In regular apparel today, ciré is used a lot in outerwear – it’s waterproof, so it’s a popular choice for raingear. It’s also used in lingerie, slinky eveningwear and accessories.
It can be a really fun fabric for cosplayers. It’s shinier than spandex and can be found blended with elastane so that it, too, can stretch. Certain websites – ahem – make their living from selling bodysuits made from it. Using (stretch) ciré for such is a bit of a no-brainer. Ditto capes, gauntlets and accessories.
If you’re regularly cosplaying anime or comic book characters, ciré is probably going to become a regular habitue in your fabric stash.
I cannot say emphatically enough how much of a sweatbox ciré can be, especially if you’re wearing an all-over bodysuit. For the sake of your dry-cleaning bills, try to wear a layer of something between it and your skin – which you were probably going to do in order to avoid visible underwear lines right?

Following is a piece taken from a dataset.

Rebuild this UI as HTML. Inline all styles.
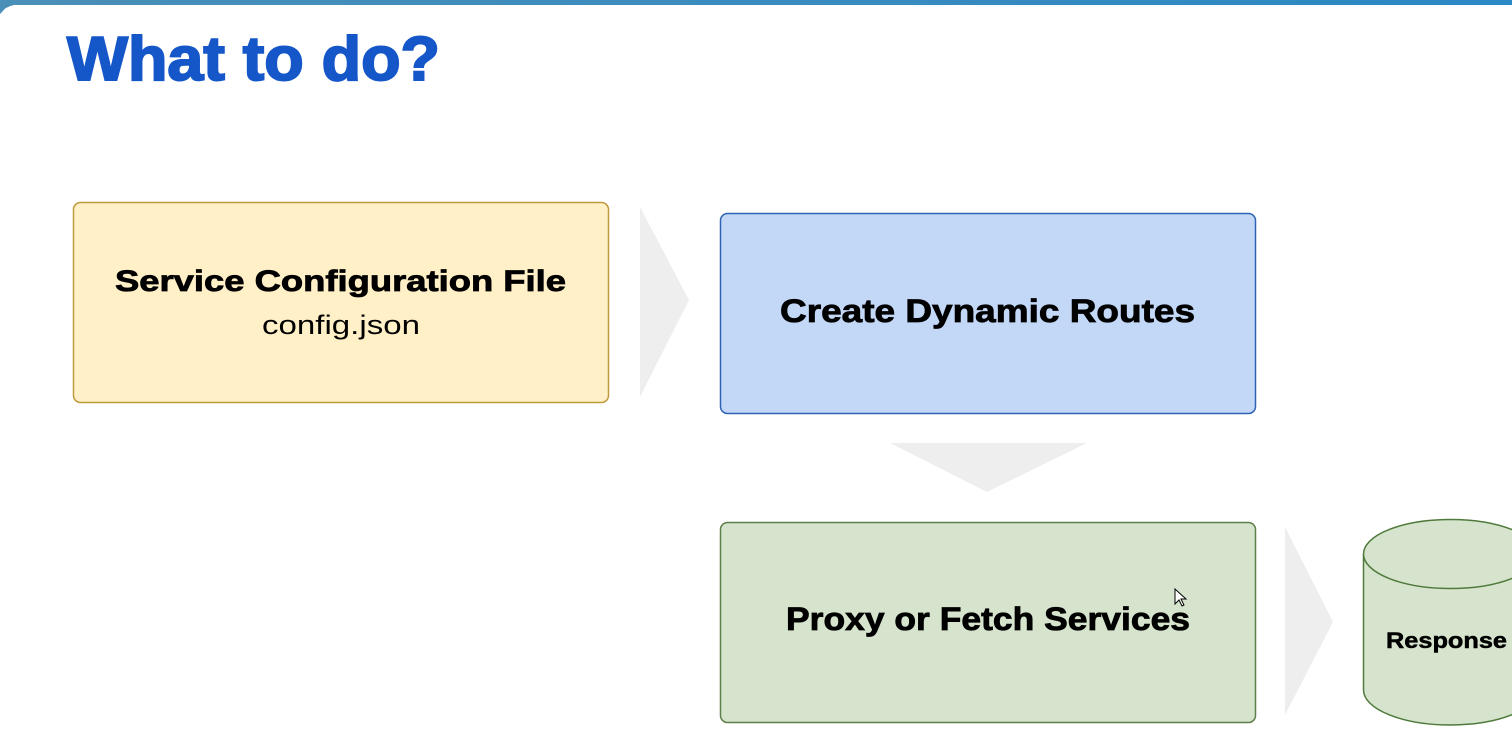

Right. More about foundation garments and why they matter.
Stretch ciré costs $15 – $20/yd, depending on the seller. I’ve only seen stretch ciré in solid colors. Non-stretch ciré can be found in various solids and multicolored prints, for $8 – $12 yard. There’s a variety of colorfully printed cotton with a ciré finish called “African wax cloth” that might suit your needs.

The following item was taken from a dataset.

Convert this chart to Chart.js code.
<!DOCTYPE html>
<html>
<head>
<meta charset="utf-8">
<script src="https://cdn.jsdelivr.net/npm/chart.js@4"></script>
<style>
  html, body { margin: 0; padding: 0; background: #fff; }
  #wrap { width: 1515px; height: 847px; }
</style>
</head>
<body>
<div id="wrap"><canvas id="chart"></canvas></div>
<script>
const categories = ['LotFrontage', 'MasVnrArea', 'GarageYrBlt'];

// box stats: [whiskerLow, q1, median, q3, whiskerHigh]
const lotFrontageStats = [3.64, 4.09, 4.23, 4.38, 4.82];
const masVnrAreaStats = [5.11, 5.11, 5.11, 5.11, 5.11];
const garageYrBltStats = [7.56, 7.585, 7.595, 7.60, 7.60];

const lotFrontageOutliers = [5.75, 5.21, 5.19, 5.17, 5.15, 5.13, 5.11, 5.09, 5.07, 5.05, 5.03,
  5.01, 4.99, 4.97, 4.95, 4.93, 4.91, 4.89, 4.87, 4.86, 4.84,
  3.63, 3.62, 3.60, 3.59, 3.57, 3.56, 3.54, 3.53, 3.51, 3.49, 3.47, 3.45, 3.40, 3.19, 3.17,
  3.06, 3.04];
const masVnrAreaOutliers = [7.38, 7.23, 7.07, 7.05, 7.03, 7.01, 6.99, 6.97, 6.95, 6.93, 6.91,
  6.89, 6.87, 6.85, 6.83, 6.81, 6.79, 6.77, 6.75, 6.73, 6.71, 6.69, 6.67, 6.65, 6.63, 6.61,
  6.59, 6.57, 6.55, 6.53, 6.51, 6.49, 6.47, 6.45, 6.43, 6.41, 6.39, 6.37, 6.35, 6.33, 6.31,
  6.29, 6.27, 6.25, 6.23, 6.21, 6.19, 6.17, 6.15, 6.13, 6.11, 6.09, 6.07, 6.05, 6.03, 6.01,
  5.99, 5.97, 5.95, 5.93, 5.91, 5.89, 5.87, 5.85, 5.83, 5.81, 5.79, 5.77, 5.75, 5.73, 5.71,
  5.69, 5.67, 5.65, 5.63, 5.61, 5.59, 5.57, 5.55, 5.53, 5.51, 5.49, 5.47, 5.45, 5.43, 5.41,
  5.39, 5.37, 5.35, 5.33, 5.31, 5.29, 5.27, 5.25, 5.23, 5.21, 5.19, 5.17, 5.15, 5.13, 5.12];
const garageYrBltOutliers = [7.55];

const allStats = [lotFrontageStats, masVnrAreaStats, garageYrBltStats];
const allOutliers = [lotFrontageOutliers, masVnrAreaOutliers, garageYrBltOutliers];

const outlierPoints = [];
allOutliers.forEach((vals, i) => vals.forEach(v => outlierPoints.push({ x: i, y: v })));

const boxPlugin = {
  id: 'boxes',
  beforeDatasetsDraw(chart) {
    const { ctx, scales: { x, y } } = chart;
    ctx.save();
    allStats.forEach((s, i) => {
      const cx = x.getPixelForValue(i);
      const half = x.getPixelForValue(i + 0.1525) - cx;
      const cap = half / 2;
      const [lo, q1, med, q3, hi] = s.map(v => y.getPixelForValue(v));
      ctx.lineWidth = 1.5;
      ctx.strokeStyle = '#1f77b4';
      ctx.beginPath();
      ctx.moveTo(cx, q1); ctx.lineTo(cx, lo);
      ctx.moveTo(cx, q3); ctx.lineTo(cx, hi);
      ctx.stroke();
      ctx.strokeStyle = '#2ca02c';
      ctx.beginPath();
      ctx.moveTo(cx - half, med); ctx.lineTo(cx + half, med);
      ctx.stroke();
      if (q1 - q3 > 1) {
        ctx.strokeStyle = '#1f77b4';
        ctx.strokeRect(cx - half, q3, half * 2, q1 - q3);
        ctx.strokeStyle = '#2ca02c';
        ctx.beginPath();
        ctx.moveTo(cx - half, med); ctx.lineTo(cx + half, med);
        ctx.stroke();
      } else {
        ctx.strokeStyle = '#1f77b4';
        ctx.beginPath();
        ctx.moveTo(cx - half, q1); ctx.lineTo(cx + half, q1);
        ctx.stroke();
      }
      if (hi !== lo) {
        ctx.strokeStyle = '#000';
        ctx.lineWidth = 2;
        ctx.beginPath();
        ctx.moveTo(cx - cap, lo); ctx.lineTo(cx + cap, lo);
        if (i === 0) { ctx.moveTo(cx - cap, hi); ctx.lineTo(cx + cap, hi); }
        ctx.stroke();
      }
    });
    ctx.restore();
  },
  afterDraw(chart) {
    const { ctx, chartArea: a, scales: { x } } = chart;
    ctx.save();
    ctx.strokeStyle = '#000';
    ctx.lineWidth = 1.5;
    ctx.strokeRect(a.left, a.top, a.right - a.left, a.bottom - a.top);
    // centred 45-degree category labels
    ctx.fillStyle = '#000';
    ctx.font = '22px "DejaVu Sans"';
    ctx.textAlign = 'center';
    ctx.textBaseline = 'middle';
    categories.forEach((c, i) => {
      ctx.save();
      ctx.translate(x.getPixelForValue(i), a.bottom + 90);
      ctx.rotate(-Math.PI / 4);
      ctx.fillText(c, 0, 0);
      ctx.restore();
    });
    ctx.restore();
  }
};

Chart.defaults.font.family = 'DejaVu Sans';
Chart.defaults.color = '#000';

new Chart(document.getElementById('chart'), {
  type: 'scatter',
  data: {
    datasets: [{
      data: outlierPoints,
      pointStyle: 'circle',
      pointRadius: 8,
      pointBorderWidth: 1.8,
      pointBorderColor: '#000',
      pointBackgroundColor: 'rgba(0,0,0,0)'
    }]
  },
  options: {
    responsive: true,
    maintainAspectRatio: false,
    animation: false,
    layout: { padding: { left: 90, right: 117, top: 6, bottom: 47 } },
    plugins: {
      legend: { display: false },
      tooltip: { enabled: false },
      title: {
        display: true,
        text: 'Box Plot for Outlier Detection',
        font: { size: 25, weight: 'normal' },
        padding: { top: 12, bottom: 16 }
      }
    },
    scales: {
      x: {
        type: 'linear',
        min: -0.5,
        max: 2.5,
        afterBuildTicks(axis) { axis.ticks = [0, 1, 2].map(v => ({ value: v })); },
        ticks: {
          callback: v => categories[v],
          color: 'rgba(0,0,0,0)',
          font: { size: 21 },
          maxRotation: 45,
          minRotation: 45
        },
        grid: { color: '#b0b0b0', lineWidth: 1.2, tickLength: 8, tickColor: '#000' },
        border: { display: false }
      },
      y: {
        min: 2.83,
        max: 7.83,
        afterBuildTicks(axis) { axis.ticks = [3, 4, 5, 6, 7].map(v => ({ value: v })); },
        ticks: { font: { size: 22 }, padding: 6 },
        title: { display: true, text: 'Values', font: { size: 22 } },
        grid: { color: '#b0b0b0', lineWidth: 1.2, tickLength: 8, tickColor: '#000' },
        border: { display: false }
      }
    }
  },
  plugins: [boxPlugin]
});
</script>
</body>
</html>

Ciré has some challenges. The fabric can mark relatively easily, and show wear. And if it’s been finished with a chemical treatment in addition to heat, it’s a sure thing it’ll have to go to the dry cleaners. Not that ciré should go in your washing machine, that is. If the bolt tells you it’s washable, hand wash it with a mild detergent and lay flat to dry. Me? I’d rely on Febreze and wearing a layer between myself and the fabric to help keep it smelling sweet.
Sew with Sharp needle – the lightest you can get away with for this fabric – and polyester thread. Keep your pins inside the seam allowance, as pin holes WILL show in ciré – or consider using clamps, instead (in the quilting notions section). If the fabric proves a slippery devil, break out the rolling foot or enclose the edge of the fabric with some tear-away stabilizer to help things through. If you want to use a walking foot, test it on a scrap first, as there’s a chance the paired-up feed dogs might leave a visible mark on the fabric.